Fresh off earning four Super Bowl rings as an offensive coordinator and ready to tackle the challenge of returning Notre Dame to its glory days, Charlie Weis moved his lips and burned himself with his most regrettable quote, saying his teams would have “a decided schematic advantage.”
Seven years as a college football head coach and 10 years of wisdom later, humility has replaced fantasy.
“I got rid of me because we weren’t scoring enough points,” Kansas University’s head coach said Monday of shedding his second title. “I fired the offensive coordinator.”
Great move.
Weis’ NFL teams had a decided schematic advantage whether a quarterback as extraordinary as Tom Brady or as ordinary as Matt Cassell was under center. In today’s world, running an NFL offense is as different from running a college one as shooting baskets is from clay pigeons.
Weis’ first KU offense finished 118th of 124 FBS schools with 18.3 points per game, his next 120th with 15.3 points. Rice, known as a football program filled with more quick minds than feet, beat both of those KU teams with John Reagan as OC. In 2012, the Owls were 41st with 31.8 points a game, 62nd with 29.6 points in 2013. Reagan, also KU’s O-line coach, has far more experience teaching college blockers than did Tim Grunhard. Wide-receivers coach Eric Kiesau replaces long-time Weis right-hand man Rob Ianello, shuffled to a research job, which I guess means he’ll be researching job opportunities. By firing himself and his guy — not easy moves — Weis put credibility behind his stated reason for accepting a five-year, $12.5 million contract.

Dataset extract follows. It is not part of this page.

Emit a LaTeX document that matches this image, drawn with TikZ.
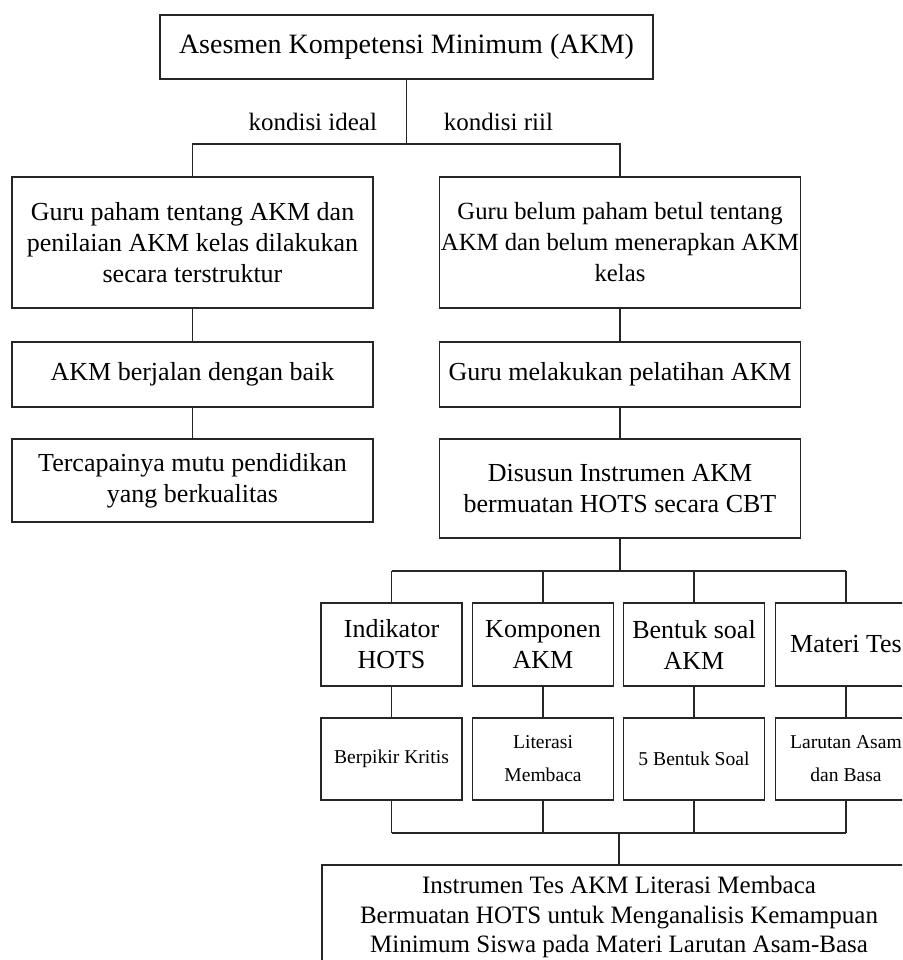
\documentclass[tikz,border=0pt]{standalone}
\usepackage{fontspec}
\setmainfont{Liberation Serif}
\usetikzlibrary{positioning,calc}

\begin{document}
\begin{tikzpicture}[x=1pt,y=-1pt,line width=1.3pt,draw=black!85,
    every node/.style={font=\fontsize{26}{31}\selectfont},
    box/.style={draw,align=center,inner sep=0pt},
    colbox/.style={box,minimum width=361pt},
    hdbox/.style={box,minimum width=141pt,minimum height=83pt},
    itembox/.style={box,minimum width=141pt,minimum height=82pt,
      font=\fontsize{19.6}{33}\selectfont},
    lbl/.style={font=\fontsize{25}{30}\selectfont}]
  \useasboundingbox (0,0) rectangle (902,960);
  \clip (0,0) rectangle (902,960);
  % top
  \node[box,minimum width=493pt,minimum height=64pt,
        font=\fontsize{28}{33}\selectfont] (akm) at (406.5,47)
    {Asesmen Kompetensi Minimum (AKM)};
  \node[lbl,anchor=east] (ideal) at (381,122) {kondisi ideal};
  \node[lbl,anchor=west] (riil) at (440,122) {kondisi riil};
  \coordinate (split) at (406.5,144);
  % left column
  \node[colbox,minimum height=131pt] (ideal1) at (192.5,242.5)
    {Guru paham tentang AKM dan\\penilaian AKM kelas dilakukan\\secara terstruktur};
  \node[colbox,minimum height=65pt] (ideal2) at (192.5,374.5)
    {AKM berjalan dengan baik};
  \node[colbox,minimum height=83pt] (ideal3) at (192.5,480.5)
    {Tercapainya mutu pendidikan\\yang berkualitas};
  % right column
  \node[colbox,minimum height=131pt,font=\fontsize{24.7}{31}\selectfont]
    (riil1) at (620,242.5)
    {Guru belum paham betul tentang\\AKM dan belum menerapkan AKM\\kelas};
  \node[colbox,minimum height=65pt] (riil2) at (620,374.5)
    {Guru melakukan pelatihan AKM};
  \node[colbox,minimum height=99pt] (riil3) at (620,488.5)
    {Disusun Instrumen AKM\\bermuatan HOTS secara CBT};
  \coordinate (split2) at (620,571);
  \coordinate (merge) at (619,833);
  % four aspects
  \foreach \i/\x/\hdr/\itm in {
      1/391.5/{Indikator\\HOTS}/{Berpikir Kritis},
      2/543/{Komponen\\AKM}/{Literasi\\Membaca},
      3/694/{Bentuk soal\\AKM}/{5 Bentuk Soal},
      4/846/{Materi Tes}/{Larutan Asam\\dan Basa}}{
    \node[hdbox] (asp\i) at (\x,644.5) {\hdr};
    \node[itembox] (isi\i) at (\x,759) {\itm};
    \draw (asp\i.north) -- (asp\i.north |- split2);
    \draw (asp\i.south) -- (isi\i.north);
    \draw (isi\i.south) -- (isi\i.south |- merge);
  }
  \node[box,minimum width=594pt,minimum height=104pt,
        font=\fontsize{25}{29.5}\selectfont] (hasil) at (619,917)
    {Instrumen Tes AKM Literasi Membaca\\Bermuatan HOTS untuk Menganalisis Kemampuan\\Minimum Siswa pada Materi Larutan Asam-Basa};
  % connectors
  \draw (akm.south) -- (split);
  \draw (ideal1.north) |- (split) -| (riil1.north);
  \draw (ideal1.south) -- (ideal2.north);
  \draw (ideal2.south) -- (ideal3.north);
  \draw (riil1.south) -- (riil2.north);
  \draw (riil2.south) -- (riil3.north);
  \draw (riil3.south) -- (split2);
  \draw (asp1.north |- split2) -- (asp4.north |- split2);
  \draw (isi1.south |- merge) -- (isi4.south |- merge);
  \draw (merge) -- (hasil.north);
\end{tikzpicture}
\end{document}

“I didn’t come to Kansas just to retire,” Weis said. “I came to Kansas with a vision, and the vision was to turn Kansas from a losing football program to a winning football program.”
He’s 4-20 so far. But he’s coming off his best KU recruiting haul and has assembled his best staff of assistants. It feels as if the boat has stopped taking on water for the first time in years.